After nearly five years of courtroom war between DyStar Textilfarben GmbH & Co. Deutschland KG of Germany on the one side and Bann Quimica Ltd a of Brazil and C.H. Patrick Co. of South Carolina on the other, the United States Supreme Court has finally brought the litigation over DyStar's indigo dyeing patent to an end.
On June 7, 2007, the Supreme Court vindicated Bann Quimica and C.H. Patrick by denying review of the ruling from the Federal Circuit Court of Appeals finding DyStar's U.S. Patent No. 5,586,992 invalid. The injunction in place against sales of Bann Quimica's and C.H. Patrick's indigo solution will be lifted and the smaller, locally-owned Bann Quimica and C.H. Patrick companies will now be able to compete with the larger, multi-national DyStar at U.S. facilities where the indigo solution is used to impart the blue color to denim fabrics.
In 2002, DyStar sued Bann Quimica and C.H. Patrick and obtained a jury verdict for infringement of its patent. On appeal, in a widely-quoted decision, the U.S. Court of Appeals for the Federal Circuit found that the relevant portion of DyStar's patent was invalid based on old patents dating from the early 1900s, including one patent that had been owned by DyStar's predecessor.

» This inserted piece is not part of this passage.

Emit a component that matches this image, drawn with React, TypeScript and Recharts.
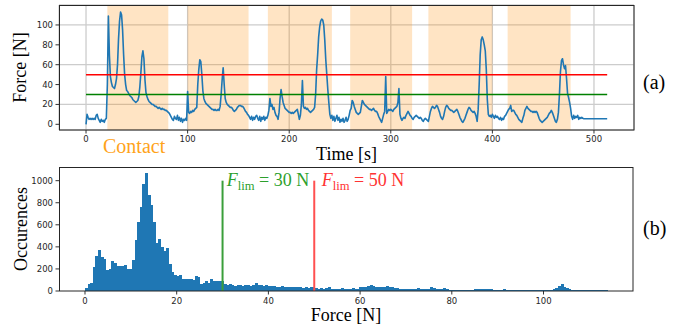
import {
  LineChart,
  Line,
  BarChart,
  Bar,
  XAxis,
  YAxis,
  CartesianGrid,
  ReferenceArea,
  ReferenceLine,
} from "recharts";

// force signal, one sample per second (t = 0 .. 513 s)
const forceValues = [
  0, 10, 7, 5, 6, 5, 6, 5, 6, 5,
  9, 10, 6, 4, 2, 5, 3, 4, 2, 5,
  6, 40, 109, 70, 48, 42, 38, 37, 36, 40,
  46, 60, 86, 104, 113, 110, 95, 70, 50, 40,
  34, 33, 31, 29, 28, 27, 25, 24, 23, 22,
  23, 24, 28, 38, 52, 68, 74, 66, 45, 32,
  28, 25, 23, 22, 21, 20, 20, 19, 18, 18,
  17, 16, 17, 16, 15, 16, 15, 15, 14, 14,
  13, 12, 11, 9, 7, 5, 4, 8, 6, 5,
  9, 4, 7, 3, 6, 2, 5, 4, 6, 4,
  33, 12, 11, 13, 12, 14, 13, 15, 16, 17,
  40, 55, 65, 63, 50, 34, 26, 23, 21, 20,
  19, 18, 17, 16, 15, 15, 14, 15, 14, 14,
  15, 14, 18, 30, 45, 57, 40, 26, 22, 20,
  19, 18, 17, 17, 16, 14, 13, 14, 15, 17,
  18, 19, 19, 18, 18, 17, 15, 13, 12, 10,
  9, 7, 5, 8, 4, 7, 5, 8, 9, 6,
  4, 8, 3, 7, 5, 8, 4, 7, 6, 9,
  14, 26, 18, 20, 15, 17, 12, 9, 8, 5,
  12, 26, 35, 28, 22, 19, 16, 15, 14, 13,
  12, 12, 11, 12, 11, 12, 13, 14, 15, 10,
  5, 9, 20, 44, 18, 16, 17, 15, 16, 14,
  13, 12, 13, 14, 15, 17, 30, 55, 70, 88,
  98, 104, 106, 105, 100, 85, 65, 50, 35, 22,
  10, 6, 9, 4, 8, 3, 6, 9, 4, 7,
  2, 5, 3, 6, 2, 4, 7, 3, 5, 9,
  14, 16, 24, 22, 18, 15, 12, 11, 10, 11,
  12, 18, 24, 22, 20, 19, 18, 17, 16, 15,
  15, 14, 15, 16, 14, 13, 13, 11, 8, 6,
  4, 2, 6, 10, 13, 48, 11, 13, 15, 14,
  15, 14, 13, 15, 16, 17, 18, 22, 36, 10,
  6, 4, 6, 7, 6, 9, 11, 13, 11, 9,
  8, 6, 5, 7, 8, 9, 8, 7, 6, 7,
  6, 4, 3, 5, 6, 5, 4, 3, 8, 13,
  16, 18, 17, 16, 17, 19, 18, 15, 12, 8,
  6, 5, 8, 13, 17, 19, 18, 16, 15, 14,
  14, 13, 12, 13, 14, 15, 13, 10, 7, 5,
  3, 2, 4, 6, 9, 12, 15, 17, 16, 14,
  13, 12, 13, 11, 8, 3, 15, 40, 70, 85,
  88, 85, 80, 74, 55, 25, 10, 8, 9, 7,
  10, 8, 6, 9, 7, 8, 6, 5, 7, 4,
  6, 5, 8, 9, 11, 13, 15, 16, 19, 13,
  14, 14, 12, 10, 9, 7, 5, 4, 3, 2,
  6, 9, 14, 16, 18, 16, 15, 14, 13, 13,
  12, 13, 12, 13, 12, 9, 6, 4, 3, 2,
  3, 4, 5, 6, 7, 9, 11, 12, 14, 12,
  9, 6, 3, 2, 5, 12, 30, 53, 64, 66,
  60, 56, 59, 46, 31, 27, 22, 16, 8, 5,
  9, 6, 8, 7, 9, 5, 7, 6, 7, 6,
  5.6, 5.6, 5.6, 5.6, 5.6, 5.6, 5.6, 5.6, 5.6, 5.6,
  5.6, 5.6, 5.6, 5.6, 5.6, 5.6, 5.6, 5.6, 5.6, 5.6,
  5.6, 5.6, 5.6, 5.6,
];
const sampleStep = 1;

const contactStart = [21, 100, 179, 260, 337, 415];
const contactEnd = [81, 160, 242, 321, 400, 477];

const timeTicks = [0, 100, 200, 300, 400, 500];
const forceTicks = [0, 20, 40, 60, 80, 100];
const limitLow = 30;
const limitHigh = 50;
const signalEnd = 513;

// histogram of force, 200 bins of 0.57 N
const histCounts = [
  24, 63, 72, 217, 317, 371, 305, 290, 190, 199,
  272, 251, 227, 227, 227, 236, 199, 199, 281, 462,
  622, 761, 970, 1072, 870, 782, 628, 438, 471, 402,
  362, 387, 242, 172, 148, 136, 145, 109, 109, 109,
  109, 100, 136, 130, 63, 76, 91, 70, 109, 88,
  91, 91, 91, 63, 54, 60, 57, 48, 52, 55,
  48, 50, 52, 46, 56, 72, 58, 50, 47, 55,
  44, 42, 46, 40, 38, 45, 36, 35, 38, 33,
  36, 34, 35, 31, 33, 30, 34, 32, 30, 22,
  25, 20, 24, 33, 22, 18, 21, 19, 30, 22,
  20, 17, 24, 18, 20, 35, 36, 40, 45, 50,
  47, 40, 38, 36, 33, 42, 38, 34, 30, 27,
  22, 18, 20, 18, 17, 19, 18, 30, 22, 18,
  17, 19, 32, 25, 18, 15, 20, 28, 20, 9,
  7, 6, 8, 5, 6, 7, 5, 8, 8, 17,
  19, 18, 17, 18, 16, 17, 12, 9, 8, 10,
  14, 8, 7, 9, 6, 10, 8, 6, 12, 7,
  9, 8, 6, 10, 7, 8, 6, 12, 9, 18,
  30, 45, 63, 40, 24, 14, 10, 8, 12, 9,
  7, 10, 8, 6, 9, 7, 8, 6, 9, 5,
];
const binWidth = 0.57;
const histForceTicks = [0, 20, 40, 60, 80, 100];
const countTicks = [0, 200, 400, 600, 800, 1000];

const timeData = forceValues.map((f, i) => ({ t: i * sampleStep, f }));
const histData = histCounts.map((n, i) => ({ x: (i + 0.5) * binWidth, n }));

const tickStyle = { fontSize: 8.5, fill: "#262626", fontFamily: "DejaVu Sans" };
const serif = "'Liberation Serif', 'Times New Roman', serif";

const Flim = ({ x, value, color }: { x: number; value: number; color: string }) => (
  <text x={x} y={185.7} fill={color} fontSize={18} fontFamily={serif}>
    <tspan fontStyle="italic">F</tspan>
    <tspan fontSize={12.6} dy={4}>lim</tspan>
    <tspan dy={-4}>{` = ${value} N`}</tspan>
  </text>
);

// histogram bin, snapped to pixels so neighbouring bins leave no seams
const HistBin = (p: any) => {
  if (!p.height || p.height <= 0) return <g />;
  return (
    <rect
      x={p.x}
      y={p.y}
      width={p.width + 0.4}
      height={p.height}
      fill="#1f77b4"
      shapeRendering="crispEdges"
    />
  );
};

const App = () => {
  return (
    <div style={{ position: "absolute", left: 0, top: 0, width: 680, height: 330, background: "#fff" }}>
      <div style={{ position: "absolute", left: 0, top: 0 }}>
        <LineChart
          width={680}
          height={160}
          data={timeData}
          margin={{ top: 5, right: 46, bottom: 0, left: 0 }}
        >
          <CartesianGrid stroke="#cccccc" strokeWidth={1.3} />
          <XAxis
            type="number"
            dataKey="t"
            domain={[-26.6, 539.4]}
            ticks={timeTicks}
            allowDataOverflow
            height={30}
            axisLine={false}
            tickSize={3.5}
            tickMargin={2.5}
            tickLine={{ stroke: "#333" }}
            tick={tickStyle}
          />
          <YAxis
            type="number"
            domain={[-5.74, 120.1]}
            ticks={forceTicks}
            allowDataOverflow
            width={59}
            axisLine={false}
            tickSize={3.5}
            tickMargin={2.5}
            tickLine={{ stroke: "#333" }}
            tick={tickStyle}
          />
          {contactStart.map((s, i) => (
            <ReferenceArea
              key={i}
              x1={s}
              x2={contactEnd[i]}
              fill="#ff8c00"
              fillOpacity={0.23}
              stroke="none"
            />
          ))}
          <Line
            type="linear"
            dataKey="f"
            stroke="#1f77b4"
            strokeWidth={1.6}
            strokeLinejoin="round"
            dot={false}
            isAnimationActive={false}
          />
          <ReferenceLine
            segment={[{ x: 0, y: limitHigh }, { x: signalEnd, y: limitHigh }]}
            stroke="#ff0000"
            strokeWidth={1.5}
          />
          <ReferenceLine
            segment={[{ x: 0, y: limitLow }, { x: signalEnd, y: limitLow }]}
            stroke="#008000"
            strokeWidth={1.5}
          />
        </LineChart>
      </div>
      <div style={{ position: "absolute", left: 0, top: 162 }}>
        <BarChart
          width={680}
          height={159}
          data={histData}
          margin={{ top: 5, right: 47, bottom: 0, left: 0 }}
        >
          <XAxis
            type="number"
            dataKey="x"
            domain={[-5.67, 119.52]}
            ticks={histForceTicks}
            allowDataOverflow
            height={30}
            axisLine={false}
            tickSize={3.5}
            tickMargin={3.5}
            tickLine={{ stroke: "#333" }}
            tick={tickStyle}
          />
          <YAxis
            type="number"
            domain={[0, 1124]}
            ticks={countTicks}
            allowDataOverflow
            width={59}
            axisLine={false}
            tickSize={3.5}
            tickMargin={2.5}
            tickLine={{ stroke: "#333" }}
            tick={tickStyle}
          />
          <Bar
            dataKey="n"
            fill="#1f77b4"
            barSize={2.6}
            shape={HistBin}
            isAnimationActive={false}
          />
          <ReferenceLine
            segment={[{ x: limitLow, y: 0 }, { x: limitLow, y: 1000 }]}
            stroke="#3a9f3a"
            strokeWidth={2}
          />
          <ReferenceLine
            segment={[{ x: limitHigh, y: 0 }, { x: limitHigh, y: 1000 }]}
            stroke="#ff5050"
            strokeWidth={2}
          />
        </BarChart>
      </div>
      <svg
        width={680}
        height={330}
        style={{ position: "absolute", left: 0, top: 0, pointerEvents: "none" }}
        fontFamily={serif}
      >
        <rect x={59.5} y={5.5} width={574.5} height={124.5} fill="none" stroke="#262626" strokeWidth={1} />
        <rect x={59.5} y={167.5} width={573.5} height={123.5} fill="none" stroke="#262626" strokeWidth={1} />
        <text x={26} y={67.5} transform="rotate(-90 26 67.5)" textAnchor="middle" fontSize={18} fontFamily={serif}>
          Force [N]
        </text>
        <text x={346.5} y={159.5} textAnchor="middle" fontSize={18} fontFamily={serif}>
          Time [s]
        </text>
        <text x={103} y={153} fontSize={20} fill="#ffa31a" fontFamily={serif}>
          Contact
        </text>
        <text x={643} y={88.5} fontSize={20} fontFamily={serif}>
          (a)
        </text>
        <text x={26.5} y={229} transform="rotate(-90 26.5 229)" textAnchor="middle" fontSize={18} fontFamily={serif}>
          Occurences
        </text>
        <text x={346} y={321} textAnchor="middle" fontSize={18} fontFamily={serif}>
          Force [N]
        </text>
        <text x={643} y={234.5} fontSize={20} fontFamily={serif}>
          (b)
        </text>
        <Flim x={226.7} value={limitLow} color="#2ca02c" />
        <Flim x={321.7} value={limitHigh} color="#ff3333" />
      </svg>
    </div>
  );
};

export default App;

DyStar did not let the case die there, but instead asked the Supreme Court to review the Federal Circuit's decision and continued to argue that its patent was valid. Along the way, DyStar requested two major patent law organizations to assist in the appeal to the Supreme Court, but both declined. The high court's ruling means that the appellate court's invalidity decision is the last word on the case and that the relevant portions of DyStar's patent are null and void.